Tuesday, January 24, 2012

Focus

I just listened again to a lesson by Bob Hamp of Freedom Ministries. He talks about Matthew 6:33 where Jesus says "But seek first the kingdom of God and His righteousness, and all these things shall be added to you." The idea I got was, if I focus on the problem--even for the purpose of solving the problem my focus is on something other than Jesus.  If I focus on Jesus, and take my cues from Him, my problem will resolve itself. 

So let's take money as an example (since money is a problem for me).  I hate money.  In my life growing up it was used as a manipulative tool.  Hmmm, is money always a manipulative tool?  That's the deal.  If I work to make money isn't it a manipulative tool?  And if I am focused on what that work will make me, money wise, where is my focus?  Why do we work? I do ministry for women who have been hurt.  I certainly don't do that for the money.  There is no money to be made working on the outside of the gate.  But, it takes money to eat... doesn't it? Where do you draw the line? When is money the focus of what we do and when is it the consequence? (listening) (still listening)

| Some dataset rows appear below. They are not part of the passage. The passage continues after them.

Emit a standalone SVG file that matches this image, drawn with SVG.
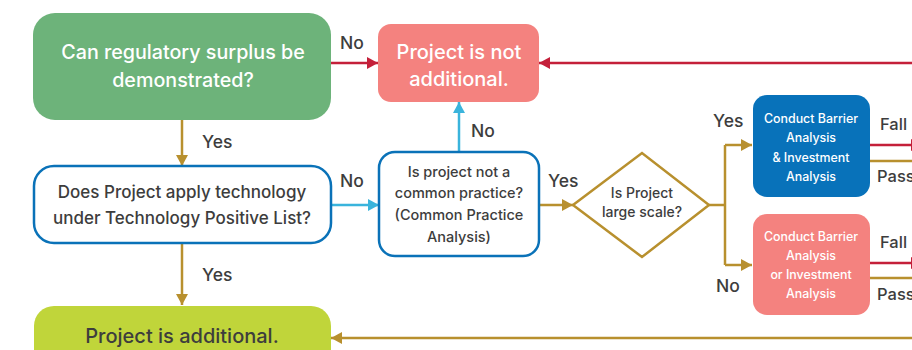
<svg xmlns="http://www.w3.org/2000/svg" width="912" height="350" viewBox="0 0 912 350">
<defs>
<style>
.t{font-family:Inter,"Liberation Sans",Arial,sans-serif;text-anchor:middle;font-weight:500}
.w{fill:#ffffff}
.d{fill:#3d3d3d}
.lbl{font-family:Inter,"Liberation Sans",Arial,sans-serif;font-size:17.5px;fill:#3d3d3d;font-weight:500}
.pf{font-size:16.5px}
.red{stroke:#c4203a;stroke-width:2.5;fill:none}
.gold{stroke:#b8902e;stroke-width:2.5;fill:none}
.cyan{stroke:#3ab4dc;stroke-width:2.5;fill:none}
</style>
<marker id="aR" markerUnits="userSpaceOnUse" markerWidth="12" markerHeight="14" refX="11" refY="7" orient="auto"><path d="M0,1 L11,7 L0,13 Z" fill="#c4203a"/></marker>
<marker id="aG" markerUnits="userSpaceOnUse" markerWidth="12" markerHeight="14" refX="11" refY="7" orient="auto"><path d="M0,1 L11,7 L0,13 Z" fill="#b8902e"/></marker>
<marker id="aC" markerUnits="userSpaceOnUse" markerWidth="12" markerHeight="14" refX="11" refY="7" orient="auto"><path d="M0,1 L11,7 L0,13 Z" fill="#3ab4dc"/></marker>
</defs>
<rect width="912" height="350" fill="#ffffff"/>

<g id="connectors">
<line x1="331" y1="63" x2="378" y2="63" class="red" marker-end="url(#aR)"/>
<line x1="912" y1="63" x2="539" y2="63" class="red" marker-end="url(#aR)"/>
<line x1="459" y1="152" x2="459" y2="102" class="cyan" marker-end="url(#aC)"/>
<line x1="182" y1="120" x2="182" y2="166" class="gold" marker-end="url(#aG)"/>
<line x1="331" y1="205" x2="379" y2="205" class="cyan" marker-end="url(#aC)"/>
<line x1="539" y1="205" x2="573" y2="205" class="gold" marker-end="url(#aG)"/>
<polyline points="709,205 725,205" class="gold"/>
<polyline points="725,145 725,265" class="gold"/>
<line x1="725" y1="145" x2="752" y2="145" class="gold" marker-end="url(#aG)"/>
<line x1="725" y1="265" x2="752" y2="265" class="gold" marker-end="url(#aG)"/>
<line x1="870" y1="145" x2="922" y2="145" class="red" marker-end="url(#aR)"/>
<line x1="870" y1="161" x2="912" y2="161" class="gold"/>
<line x1="870" y1="263" x2="922" y2="263" class="red" marker-end="url(#aR)"/>
<line x1="870" y1="278" x2="912" y2="278" class="gold"/>
<line x1="182" y1="243" x2="182" y2="305" class="gold" marker-end="url(#aG)"/>
<line x1="912" y1="338" x2="331" y2="338" class="gold" marker-end="url(#aG)"/>
<text x="340" y="49" class="lbl">No</text>
<text x="471" y="137" class="lbl">No</text>
<text x="202" y="148" class="lbl">Yes</text>
<text x="340" y="187" class="lbl">No</text>
<text x="548" y="187" class="lbl">Yes</text>
<text x="713" y="127" class="lbl">Yes</text>
<text x="716" y="292" class="lbl">No</text>
<text x="202" y="281" class="lbl">Yes</text>
<text x="880" y="130" class="lbl pf">Fall</text>
<text x="877" y="182" class="lbl pf">Pass</text>
<text x="880" y="248" class="lbl pf">Fall</text>
<text x="877" y="300" class="lbl pf">Pass</text>
</g>

<g id="surplus">
<rect x="33" y="13" width="298" height="107" rx="22" fill="#6db37a"/>
<text x="183" y="59" class="t w" font-size="19.7">Can regulatory surplus be</text>
<text x="183" y="87" class="t w" font-size="19.7">demonstrated?</text>
</g>

<g id="not-additional">
<rect x="378" y="24" width="161" height="78" rx="13" fill="#f4827f"/>
<text x="459" y="59" class="t w" font-size="20">Project is not</text>
<text x="459" y="86" class="t w" font-size="20">additional.</text>
</g>

<g id="positive-list">
<rect x="34" y="166" width="297" height="77" rx="20" fill="#ffffff" stroke="#0a72b8" stroke-width="2.5"/>
<text x="182" y="198" class="t d" font-size="17">Does Project apply technology</text>
<text x="182" y="224" class="t d" font-size="17">under Technology Positive List?</text>
</g>

<g id="common-practice">
<rect x="379" y="152" width="160" height="104" rx="16" fill="#ffffff" stroke="#0a72b8" stroke-width="2.5"/>
<text x="459" y="177" class="t d" font-size="14.5">Is project not a</text>
<text x="459" y="198" class="t d" font-size="14.5">common practice?</text>
<text x="459" y="220" class="t d" font-size="14.5">(Common Practice</text>
<text x="459" y="242" class="t d" font-size="14.5">Analysis)</text>
</g>

<g id="large-scale">
<polygon points="573,205 642,153 709,205 642,257" fill="#ffffff" stroke="#b8902e" stroke-width="2.5"/>
<text x="642" y="198" class="t d" font-size="14">Is Project</text>
<text x="642" y="217" class="t d" font-size="14">large scale?</text>
</g>

<g id="barrier-and">
<rect x="753" y="95" width="117" height="102" rx="14" fill="#0872ba"/>
<text x="811" y="123" class="t w" font-size="12.4">Conduct Barrier</text>
<text x="811" y="142" class="t w" font-size="12.4">Analysis</text>
<text x="811" y="162" class="t w" font-size="12.4">&amp; Investment</text>
<text x="811" y="181" class="t w" font-size="12.4">Analysis</text>
</g>

<g id="barrier-or">
<rect x="753" y="214" width="117" height="101" rx="14" fill="#f4827f"/>
<text x="811" y="241" class="t w" font-size="12.4">Conduct Barrier</text>
<text x="811" y="260" class="t w" font-size="12.4">Analysis</text>
<text x="811" y="279" class="t w" font-size="12.4">or Investment</text>
<text x="811" y="298" class="t w" font-size="12.4">Analysis</text>
</g>

<g id="additional">
<rect x="34" y="306" width="297" height="80" rx="20" fill="#c0d53a"/>
<text x="182" y="343" class="t d" font-size="20">Project is additional.</text>
</g>
</svg>
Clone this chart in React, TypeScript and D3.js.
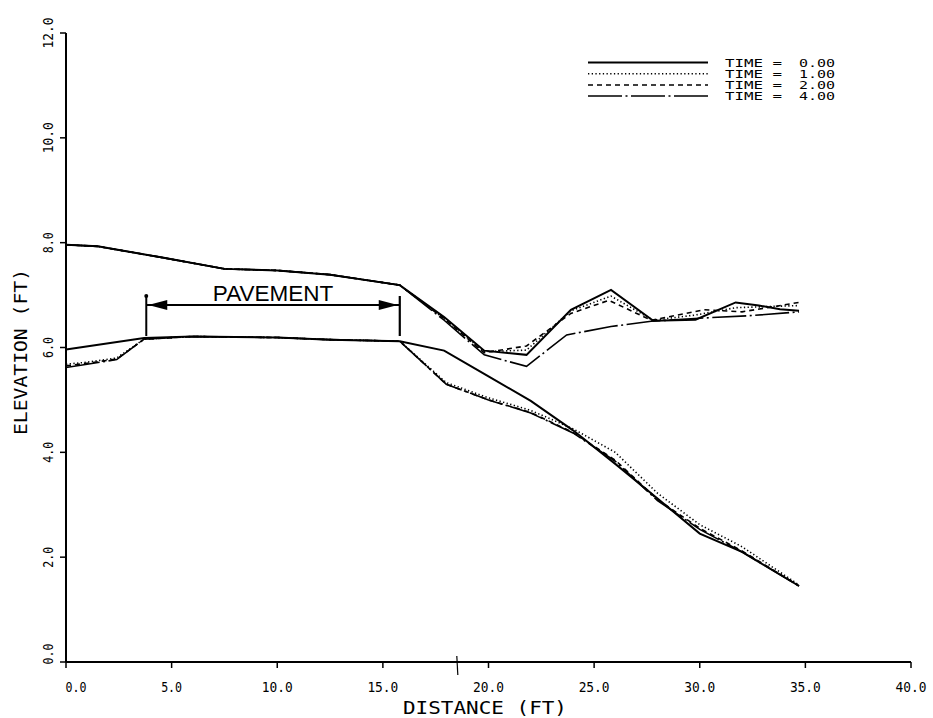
import React from "react";
import * as d3 from "d3";

// ---------- data ----------
const xTicks = [0, 5, 10, 15, 20, 25, 30, 35, 40];
const yTicks = [0, 2, 4, 6, 8, 10, 12];
const times = ["0.00", "1.00", "2.00", "4.00"];

// upper profile, common to all times up to the pavement edge
const upperCommonDist = [0, 1.5, 4.5, 7.5, 10, 12.5, 15.8];
const upperCommonElev = [7.96, 7.93, 7.72, 7.5, 7.47, 7.39, 7.19];

const upperTail0Dist = [17.9, 19.8, 21.8, 23.9, 25.8, 27.8, 29.8, 31.7, 32.8, 33.8, 34.7];
const upperTail0Elev = [6.58, 5.94, 5.86, 6.72, 7.1, 6.51, 6.53, 6.86, 6.8, 6.73, 6.7];
const upperTail1Dist = [17.9, 19.8, 21.8, 23.9, 25.8, 27.8, 29.8, 31.7, 34.7];
const upperTail1Elev = [6.55, 5.92, 5.95, 6.7, 6.98, 6.52, 6.62, 6.76, 6.8];
const upperTail2Dist = [17.9, 19.8, 21.8, 23.9, 25.7, 27.7, 30.2, 32.0, 34.7];
const upperTail2Elev = [6.55, 5.9, 6.03, 6.65, 6.9, 6.52, 6.72, 6.68, 6.86];
const upperTail4Dist = [17.9, 19.8, 21.8, 23.7, 25.8, 27.7, 30.5, 32.5, 34.7];
const upperTail4Elev = [6.52, 5.86, 5.64, 6.24, 6.4, 6.5, 6.57, 6.61, 6.68];

// lower (embankment) profile
const lower0Dist = [0, 3.7, 6, 10, 12.5, 15.8, 17.9, 20, 22, 24, 26, 28, 30, 32, 34.7];
const lower0Elev = [5.96, 6.18, 6.21, 6.19, 6.15, 6.12, 5.94, 5.45, 4.98, 4.42, 3.78, 3.12, 2.45, 2.1, 1.45];
const lowerDist = [0, 1, 2.4, 3.7, 6, 10, 12.5, 15.8, 18, 20, 22, 24, 26, 28, 30, 32, 34.7];
const lower1Elev = [5.68, 5.72, 5.8, 6.16, 6.21, 6.19, 6.15, 6.12, 5.33, 5.04, 4.8, 4.45, 4.0, 3.22, 2.62, 2.2, 1.47];
const lower2Elev = [5.65, 5.7, 5.78, 6.16, 6.21, 6.19, 6.15, 6.12, 5.3, 5.0, 4.76, 4.38, 3.85, 3.1, 2.55, 2.12, 1.45];
const lower4Elev = [5.62, 5.68, 5.77, 6.16, 6.21, 6.19, 6.15, 6.12, 5.3, 5.0, 4.75, 4.37, 3.83, 3.08, 2.53, 2.1, 1.45];

const pavementStart = 3.8;
const pavementEnd = 15.8;
const markerDist = 18.5;

// ---------- layout ----------
const W = 933;
const H = 718;
const x = d3.scaleLinear().domain([0, 40]).range([66, 911]);
const y = d3.scaleLinear().domain([0, 12]).range([662, 33]);

const zip = (xs: number[], ys: number[]) => xs.map((d, i) => [d, ys[i]] as [number, number]);
const line = d3
  .line<[number, number]>()
  .x((d) => x(d[0]))
  .y((d) => y(d[1]));

const dashes = ["", "1.3 2.4", "5 4", "34 3.5 2 3.5"];

const series = [
  {
    upper: zip(upperCommonDist.concat(upperTail0Dist), upperCommonElev.concat(upperTail0Elev)),
    lower: zip(lower0Dist, lower0Elev),
  },
  {
    upper: zip(upperCommonDist.concat(upperTail1Dist), upperCommonElev.concat(upperTail1Elev)),
    lower: zip(lowerDist, lower1Elev),
  },
  {
    upper: zip(upperCommonDist.concat(upperTail2Dist), upperCommonElev.concat(upperTail2Elev)),
    lower: zip(lowerDist, lower2Elev),
  },
  {
    upper: zip(upperCommonDist.concat(upperTail4Dist), upperCommonElev.concat(upperTail4Elev)),
    lower: zip(lowerDist, lower4Elev),
  },
];

const mono = "'DejaVu Sans Mono', 'Liberation Mono', monospace";

export default function App() {
  const y0 = y(0);
  const x0 = x(0);
  const pavY = 305;
  const pavTop = 296;
  const pavBot = 336;
  const px1 = x(pavementStart);
  const px2 = x(pavementEnd);
  const legendX1 = 588;
  const legendX2 = 708;
  const legendY = [62.5, 73.7, 84.9, 96.1];
  return (
    <svg
      width={W}
      height={H}
      style={{ position: "absolute", left: 0, top: 0, background: "#fff" }}
    >
      {/* axes */}
      <line x1={x0} y1={y(12)} x2={x0} y2={y0} stroke="#000" strokeWidth={2} />
      <line x1={x0} y1={y0} x2={x(40)} y2={y0} stroke="#000" strokeWidth={2} />
      {xTicks.map((t) => (
        <g key={"xt" + t}>
          <line x1={x(t)} y1={y0} x2={x(t)} y2={y0 + 6} stroke="#000" strokeWidth={1.5} />
          <text
            x={x(t) + (t === 0 ? 10 : 0)}
            y={y0 + 30}
            textAnchor="middle"
            fontFamily={mono}
            fontSize={14}
            textLength={t >= 10 ? 31 : 21}
            lengthAdjust="spacingAndGlyphs"
          >
            {t.toFixed(1)}
          </text>
        </g>
      ))}
      {yTicks.map((t) => (
        <g key={"yt" + t}>
          <line x1={x0 - 6} y1={y(t)} x2={x0} y2={y(t)} stroke="#000" strokeWidth={1.5} />
          <text
            transform={`translate(${x0 - 13},${y(t) + (t === 0 ? -8 : 0)}) rotate(-90)`}
            textAnchor="middle"
            fontFamily={mono}
            fontSize={14}
            textLength={t >= 10 ? 31 : 21}
            lengthAdjust="spacingAndGlyphs"
          >
            {t.toFixed(1)}
          </text>
        </g>
      ))}
      <line x1={x(markerDist)} y1={y0 - 6} x2={x(markerDist) + 1} y2={y0 + 13} stroke="#000" strokeWidth={1.2} />
      <text
        x={485}
        y={714}
        textAnchor="middle"
        fontFamily={mono}
        fontSize={17}
        textLength={164}
        lengthAdjust="spacingAndGlyphs"
      >
        DISTANCE (FT)
      </text>
      <text
        transform={`translate(27,352) rotate(-90)`}
        textAnchor="middle"
        fontFamily={mono}
        fontSize={17}
        textLength={166}
        lengthAdjust="spacingAndGlyphs"
      >
        ELEVATION (FT)
      </text>

      {/* profiles */}
      {series.map((s, i) => (
        <g key={"s" + i} fill="none" stroke="#000" strokeWidth={i === 0 ? 2 : 1.6} strokeDasharray={dashes[i]}>
          <path d={line(s.upper) || ""} />
          <path d={line(s.lower) || ""} />
        </g>
      ))}

      {/* pavement annotation */}
      <line x1={px1} y1={pavTop} x2={px1} y2={pavBot} stroke="#000" strokeWidth={2} />
      <circle cx={px1} cy={pavTop} r={2} fill="#000" />
      <line x1={px2} y1={pavTop} x2={px2} y2={pavBot} stroke="#000" strokeWidth={2.2} />
      <line x1={px1} y1={pavY} x2={px2} y2={pavY} stroke="#000" strokeWidth={2} />
      <path d={`M${px1 + 2},${pavY} L${px1 + 21},${pavY - 5} L${px1 + 21},${pavY + 5} Z`} fill="#000" />
      <path d={`M${px2 - 2},${pavY} L${px2 - 21},${pavY - 5} L${px2 - 21},${pavY + 5} Z`} fill="#000" />
      <text
        x={(px1 + px2) / 2}
        y={301}
        textAnchor="middle"
        fontFamily="'Liberation Sans', Arial, sans-serif"
        fontSize={22.5}
      >
        PAVEMENT
      </text>

      {/* legend */}
      {times.map((t, i) => (
        <g key={"lg" + i}>
          <line
            x1={legendX1}
            y1={legendY[i]}
            x2={legendX2}
            y2={legendY[i]}
            stroke="#000"
            strokeWidth={i === 0 ? 1.8 : 1.5}
            strokeDasharray={dashes[i]}
          />
          <text
            x={725}
            y={legendY[i] + 4}
            fontFamily={mono}
            fontSize={10}
            textLength={57}
            lengthAdjust="spacingAndGlyphs"
          >
            TIME =
          </text>
          <text
            x={835}
            y={legendY[i] + 4}
            textAnchor="end"
            fontFamily={mono}
            fontSize={10}
            textLength={36}
            lengthAdjust="spacingAndGlyphs"
          >
            {t}
          </text>
        </g>
      ))}
    </svg>
  );
}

It is now tax season.  Every year I start out the year with great hopes that I will find new gifts of organization and keep everything together so tax season is a breeze.  Every year I fail at it miserably and I spend many hours sorting papers.  Each year I question why I am doing what I do in light of my chaos. But each year that paperwork comes together and I am ready to start again.There has to be something more.  I feel like I am becoming cynical, a wake up call in my mind! I have to admit I like that Jesus paid the taxes with money covered in fish drool *smile*. Hmmm (listening again)

So what does it mean, "Seek first the kingdom"? Funny I keep listening but I am not hearing much.  The only thing I hear is "listen" hmmm maybe that is the answer.